----- Exercise material -----

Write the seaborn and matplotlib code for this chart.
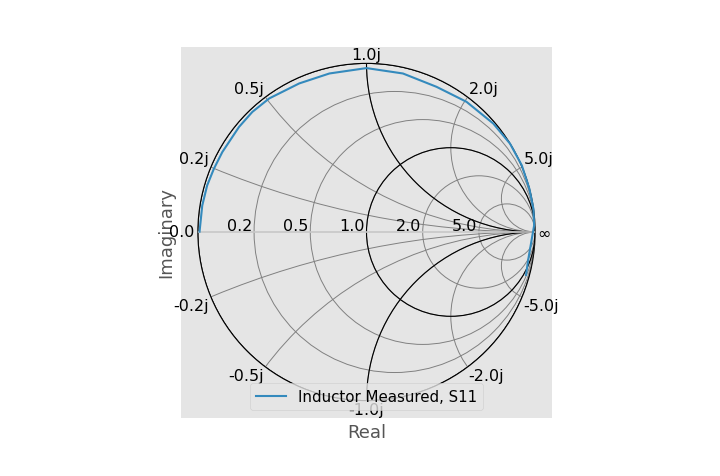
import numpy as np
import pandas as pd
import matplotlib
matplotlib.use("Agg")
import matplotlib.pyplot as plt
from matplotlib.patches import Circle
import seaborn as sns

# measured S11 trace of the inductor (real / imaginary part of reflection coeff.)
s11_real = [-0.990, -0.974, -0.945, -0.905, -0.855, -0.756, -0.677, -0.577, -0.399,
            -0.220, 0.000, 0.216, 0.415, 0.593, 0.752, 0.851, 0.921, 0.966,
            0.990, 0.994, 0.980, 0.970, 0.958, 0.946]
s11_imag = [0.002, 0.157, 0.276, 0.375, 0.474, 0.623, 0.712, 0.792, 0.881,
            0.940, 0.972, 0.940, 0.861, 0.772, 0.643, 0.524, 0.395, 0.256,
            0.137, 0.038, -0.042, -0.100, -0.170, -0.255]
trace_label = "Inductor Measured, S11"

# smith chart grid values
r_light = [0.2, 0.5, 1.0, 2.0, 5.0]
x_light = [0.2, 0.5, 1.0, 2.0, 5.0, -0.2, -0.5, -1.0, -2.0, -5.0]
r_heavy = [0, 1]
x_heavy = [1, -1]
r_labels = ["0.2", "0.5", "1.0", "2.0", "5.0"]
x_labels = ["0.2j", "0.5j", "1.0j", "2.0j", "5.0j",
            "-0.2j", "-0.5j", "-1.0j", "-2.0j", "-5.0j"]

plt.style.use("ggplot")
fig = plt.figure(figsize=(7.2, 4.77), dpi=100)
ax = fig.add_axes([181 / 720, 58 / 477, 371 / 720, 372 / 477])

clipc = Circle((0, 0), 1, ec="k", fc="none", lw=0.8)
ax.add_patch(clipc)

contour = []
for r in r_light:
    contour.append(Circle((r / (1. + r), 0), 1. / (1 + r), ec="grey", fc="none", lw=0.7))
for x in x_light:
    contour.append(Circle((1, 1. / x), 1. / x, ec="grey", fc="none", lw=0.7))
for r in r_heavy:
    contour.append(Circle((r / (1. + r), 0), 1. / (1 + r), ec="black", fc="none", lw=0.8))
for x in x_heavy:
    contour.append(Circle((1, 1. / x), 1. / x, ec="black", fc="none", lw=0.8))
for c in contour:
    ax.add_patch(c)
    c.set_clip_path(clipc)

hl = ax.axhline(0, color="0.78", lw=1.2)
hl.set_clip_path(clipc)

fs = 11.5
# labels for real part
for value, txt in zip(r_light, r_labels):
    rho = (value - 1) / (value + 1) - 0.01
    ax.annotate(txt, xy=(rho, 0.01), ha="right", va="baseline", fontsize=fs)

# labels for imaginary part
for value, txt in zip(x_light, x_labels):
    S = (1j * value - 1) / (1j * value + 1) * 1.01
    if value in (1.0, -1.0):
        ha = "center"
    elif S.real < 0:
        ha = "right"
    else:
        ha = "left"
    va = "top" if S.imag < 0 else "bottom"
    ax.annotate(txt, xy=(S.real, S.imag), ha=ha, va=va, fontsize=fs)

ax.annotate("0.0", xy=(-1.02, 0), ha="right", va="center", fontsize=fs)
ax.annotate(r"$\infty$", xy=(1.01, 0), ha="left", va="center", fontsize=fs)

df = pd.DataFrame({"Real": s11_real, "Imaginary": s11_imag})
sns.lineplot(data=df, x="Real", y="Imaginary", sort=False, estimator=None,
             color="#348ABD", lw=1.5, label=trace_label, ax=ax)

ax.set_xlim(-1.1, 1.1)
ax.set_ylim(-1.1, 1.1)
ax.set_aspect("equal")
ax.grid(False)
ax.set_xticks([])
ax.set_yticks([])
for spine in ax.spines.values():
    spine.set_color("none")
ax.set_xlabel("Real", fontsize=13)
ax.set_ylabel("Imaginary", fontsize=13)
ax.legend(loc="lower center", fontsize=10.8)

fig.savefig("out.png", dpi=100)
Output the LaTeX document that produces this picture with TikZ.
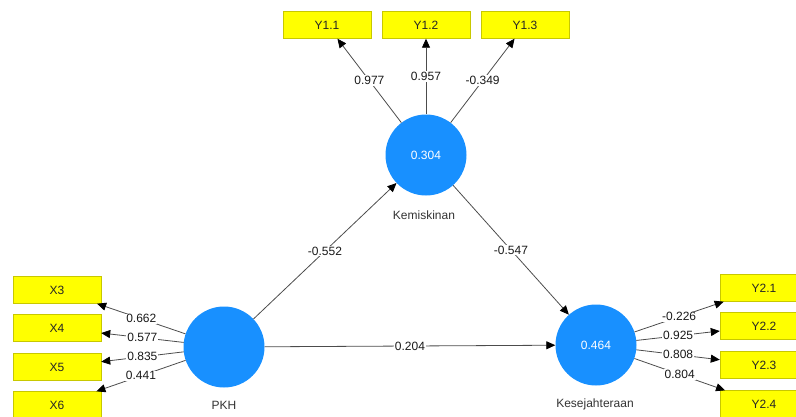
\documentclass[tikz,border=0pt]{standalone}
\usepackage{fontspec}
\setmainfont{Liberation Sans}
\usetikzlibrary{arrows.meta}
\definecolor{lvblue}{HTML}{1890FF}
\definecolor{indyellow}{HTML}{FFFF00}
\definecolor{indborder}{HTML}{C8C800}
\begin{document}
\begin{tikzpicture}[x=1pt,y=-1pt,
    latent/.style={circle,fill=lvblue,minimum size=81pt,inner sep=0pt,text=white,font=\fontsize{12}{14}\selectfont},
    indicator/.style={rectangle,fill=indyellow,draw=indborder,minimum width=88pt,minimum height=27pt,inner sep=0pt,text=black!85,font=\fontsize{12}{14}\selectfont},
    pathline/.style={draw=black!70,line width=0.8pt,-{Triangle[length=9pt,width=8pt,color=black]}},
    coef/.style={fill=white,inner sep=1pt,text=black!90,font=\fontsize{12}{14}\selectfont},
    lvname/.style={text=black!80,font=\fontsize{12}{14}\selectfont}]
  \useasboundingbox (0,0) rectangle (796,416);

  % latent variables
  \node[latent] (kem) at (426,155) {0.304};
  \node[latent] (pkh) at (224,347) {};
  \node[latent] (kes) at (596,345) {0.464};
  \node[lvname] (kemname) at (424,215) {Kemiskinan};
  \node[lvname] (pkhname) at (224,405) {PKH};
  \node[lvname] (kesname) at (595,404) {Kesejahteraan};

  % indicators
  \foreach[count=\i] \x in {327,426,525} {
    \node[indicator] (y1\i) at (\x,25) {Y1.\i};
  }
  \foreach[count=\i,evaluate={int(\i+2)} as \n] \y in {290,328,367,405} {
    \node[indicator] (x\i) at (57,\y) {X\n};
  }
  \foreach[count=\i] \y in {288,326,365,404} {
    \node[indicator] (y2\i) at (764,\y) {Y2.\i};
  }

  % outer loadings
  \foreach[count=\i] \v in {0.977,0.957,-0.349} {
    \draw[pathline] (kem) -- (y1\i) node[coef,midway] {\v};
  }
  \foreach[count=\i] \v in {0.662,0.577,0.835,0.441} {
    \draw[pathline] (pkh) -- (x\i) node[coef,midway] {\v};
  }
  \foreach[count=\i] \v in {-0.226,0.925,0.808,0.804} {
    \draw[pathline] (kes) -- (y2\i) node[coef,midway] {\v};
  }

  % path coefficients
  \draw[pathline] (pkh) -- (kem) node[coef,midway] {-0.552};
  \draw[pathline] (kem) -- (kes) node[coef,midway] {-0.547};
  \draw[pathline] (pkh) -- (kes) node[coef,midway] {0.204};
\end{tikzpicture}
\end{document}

-----
----- Exercise material -----

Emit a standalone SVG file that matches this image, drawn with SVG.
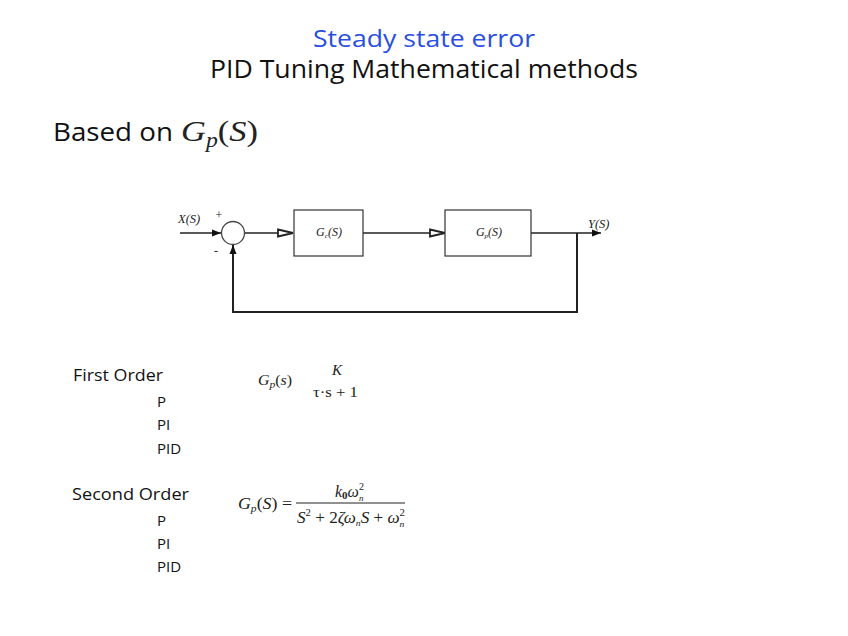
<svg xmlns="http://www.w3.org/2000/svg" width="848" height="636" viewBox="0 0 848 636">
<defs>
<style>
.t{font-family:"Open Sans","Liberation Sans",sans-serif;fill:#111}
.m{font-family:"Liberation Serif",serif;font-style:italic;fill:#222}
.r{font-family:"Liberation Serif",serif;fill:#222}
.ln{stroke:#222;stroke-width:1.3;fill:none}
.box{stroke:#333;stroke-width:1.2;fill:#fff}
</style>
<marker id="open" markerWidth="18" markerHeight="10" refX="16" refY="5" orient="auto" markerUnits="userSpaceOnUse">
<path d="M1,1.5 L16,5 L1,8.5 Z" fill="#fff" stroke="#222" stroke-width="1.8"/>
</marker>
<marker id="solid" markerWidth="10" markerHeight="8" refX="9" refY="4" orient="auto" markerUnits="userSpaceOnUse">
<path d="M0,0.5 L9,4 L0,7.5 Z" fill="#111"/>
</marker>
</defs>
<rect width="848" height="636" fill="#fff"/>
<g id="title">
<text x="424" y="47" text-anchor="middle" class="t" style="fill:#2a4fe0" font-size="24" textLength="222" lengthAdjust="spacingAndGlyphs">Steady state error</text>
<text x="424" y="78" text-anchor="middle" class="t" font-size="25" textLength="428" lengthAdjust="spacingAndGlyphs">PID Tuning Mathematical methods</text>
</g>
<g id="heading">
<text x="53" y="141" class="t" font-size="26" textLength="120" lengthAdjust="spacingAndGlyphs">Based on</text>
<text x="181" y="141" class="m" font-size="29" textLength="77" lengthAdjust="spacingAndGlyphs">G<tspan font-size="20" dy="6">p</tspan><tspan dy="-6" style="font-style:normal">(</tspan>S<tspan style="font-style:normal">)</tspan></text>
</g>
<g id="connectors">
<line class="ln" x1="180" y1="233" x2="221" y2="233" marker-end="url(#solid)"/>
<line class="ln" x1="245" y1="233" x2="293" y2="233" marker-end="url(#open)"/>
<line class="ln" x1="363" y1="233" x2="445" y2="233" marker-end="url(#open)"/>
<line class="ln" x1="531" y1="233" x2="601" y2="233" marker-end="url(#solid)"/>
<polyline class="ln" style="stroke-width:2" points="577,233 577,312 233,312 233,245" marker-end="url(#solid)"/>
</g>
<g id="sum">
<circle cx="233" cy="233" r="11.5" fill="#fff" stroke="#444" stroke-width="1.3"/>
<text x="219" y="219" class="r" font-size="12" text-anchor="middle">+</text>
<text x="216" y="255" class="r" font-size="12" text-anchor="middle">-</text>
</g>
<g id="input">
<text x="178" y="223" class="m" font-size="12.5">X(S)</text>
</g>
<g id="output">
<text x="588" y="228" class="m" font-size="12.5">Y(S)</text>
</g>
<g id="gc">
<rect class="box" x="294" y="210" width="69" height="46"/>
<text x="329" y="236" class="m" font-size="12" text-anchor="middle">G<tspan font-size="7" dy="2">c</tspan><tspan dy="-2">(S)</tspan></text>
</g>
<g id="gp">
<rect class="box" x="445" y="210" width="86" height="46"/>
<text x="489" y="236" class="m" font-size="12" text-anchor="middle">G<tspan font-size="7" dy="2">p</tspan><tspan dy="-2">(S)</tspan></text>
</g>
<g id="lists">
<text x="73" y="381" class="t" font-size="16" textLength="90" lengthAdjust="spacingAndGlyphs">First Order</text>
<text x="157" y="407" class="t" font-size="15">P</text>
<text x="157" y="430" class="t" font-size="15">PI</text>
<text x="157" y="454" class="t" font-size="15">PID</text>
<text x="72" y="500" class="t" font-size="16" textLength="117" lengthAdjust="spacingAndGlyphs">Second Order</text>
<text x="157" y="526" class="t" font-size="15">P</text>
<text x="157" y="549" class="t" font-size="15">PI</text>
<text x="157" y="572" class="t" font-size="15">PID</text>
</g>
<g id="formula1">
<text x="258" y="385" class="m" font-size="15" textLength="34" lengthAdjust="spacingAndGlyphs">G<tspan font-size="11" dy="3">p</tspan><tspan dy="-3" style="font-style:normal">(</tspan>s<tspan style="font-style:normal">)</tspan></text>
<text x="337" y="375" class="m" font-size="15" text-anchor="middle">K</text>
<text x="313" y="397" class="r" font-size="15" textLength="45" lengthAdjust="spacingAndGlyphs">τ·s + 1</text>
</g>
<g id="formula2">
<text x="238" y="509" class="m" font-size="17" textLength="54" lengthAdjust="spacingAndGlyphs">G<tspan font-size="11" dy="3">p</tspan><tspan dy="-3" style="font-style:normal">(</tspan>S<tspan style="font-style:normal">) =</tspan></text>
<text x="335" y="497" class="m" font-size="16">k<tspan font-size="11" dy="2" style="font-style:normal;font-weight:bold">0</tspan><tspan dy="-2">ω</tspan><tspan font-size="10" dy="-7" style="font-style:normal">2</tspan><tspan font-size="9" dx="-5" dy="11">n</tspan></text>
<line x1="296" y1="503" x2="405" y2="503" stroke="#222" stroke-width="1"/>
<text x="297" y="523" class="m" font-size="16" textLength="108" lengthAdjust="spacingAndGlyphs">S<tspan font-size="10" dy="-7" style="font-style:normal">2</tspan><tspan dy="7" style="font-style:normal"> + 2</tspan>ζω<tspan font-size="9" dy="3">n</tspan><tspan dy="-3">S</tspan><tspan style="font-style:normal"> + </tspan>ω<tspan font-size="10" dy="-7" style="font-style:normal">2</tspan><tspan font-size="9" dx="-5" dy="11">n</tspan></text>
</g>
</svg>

-----

§ Directive
Reproduce exactly the lines above starting at the line containing "Output the LaTeX" and ending at the line containing "(0,0) rectangle (796,416);", including both, but not the pictures.

§ Solution to this problem
Output the LaTeX document that produces this picture with TikZ.
\documentclass[tikz,border=0pt]{standalone}
\usepackage{fontspec}
\setmainfont{Liberation Sans}
\usetikzlibrary{arrows.meta}
\definecolor{lvblue}{HTML}{1890FF}
\definecolor{indyellow}{HTML}{FFFF00}
\definecolor{indborder}{HTML}{C8C800}
\begin{document}
\begin{tikzpicture}[x=1pt,y=-1pt,
    latent/.style={circle,fill=lvblue,minimum size=81pt,inner sep=0pt,text=white,font=\fontsize{12}{14}\selectfont},
    indicator/.style={rectangle,fill=indyellow,draw=indborder,minimum width=88pt,minimum height=27pt,inner sep=0pt,text=black!85,font=\fontsize{12}{14}\selectfont},
    pathline/.style={draw=black!70,line width=0.8pt,-{Triangle[length=9pt,width=8pt,color=black]}},
    coef/.style={fill=white,inner sep=1pt,text=black!90,font=\fontsize{12}{14}\selectfont},
    lvname/.style={text=black!80,font=\fontsize{12}{14}\selectfont}]
  \useasboundingbox (0,0) rectangle (796,416);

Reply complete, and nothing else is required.